You can't control the weather, but you can compensate. On humid days, fry at a slightly higher temperature (closer to 375F), use more cornstarch in your coating, and serve faster. Don't leave fried food sitting out uncovered in a humid kitchen for long periods.

The Paper Bag Method for Empanada

Old Filipino bakers swear by this trick for keeping empanada and other fried pastries crispy during transport. After frying, place the empanadas in a plain brown paper bag and fold the top loosely.

The paper absorbs excess surface oil without trapping steam (unlike plastic bags or sealed containers). Air still circulates through the paper's pores. It's the same principle as the wire rack, adapted for taking food on the go. Street vendors in Vigan have been using this method for decades.

Just make sure you don't pack them tightly. Stacking fried pastries on top of each other creates steam pockets between layers, and the bottom ones will go soft. Give each piece some breathing room.

Frequently Asked Questions

Can you re-fry food that's already gone soggy?

Yes, but only if the coating is still intact. Heat your oil to 375F and give it a quick 60-90 second blast. This drives off the surface moisture and re-crisps the exterior. It won't be quite as good as the original fry, but it's a solid rescue. This works especially well for lumpia and empanada.
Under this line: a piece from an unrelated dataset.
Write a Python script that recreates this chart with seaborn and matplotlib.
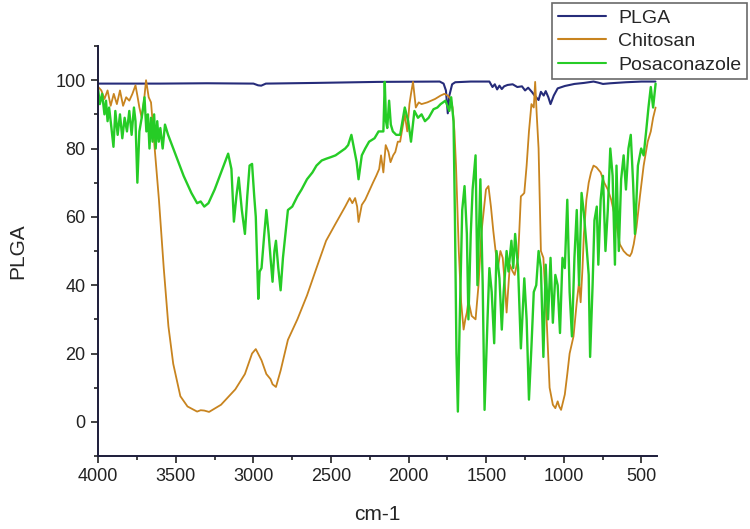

Does the type of oil affect crispiness?

Somewhat. Oils with higher smoke points (like vegetable oil, canola, or refined coconut oil) maintain stable temperatures better, which leads to more consistent results. Avoid olive oil for deep frying — its low smoke point means it breaks down at frying temperatures and produces off flavors. Stick with neutral oils for the best crunch.

How do restaurants keep fried food crispy for so long?

Three things: they double-fry almost everything, they use wire racks or heat lamps instead of paper towels, and they fry in large volumes of oil that maintain temperature better than a small home pot. Their oil stays hotter and more stable, which means better initial crispiness that lasts longer.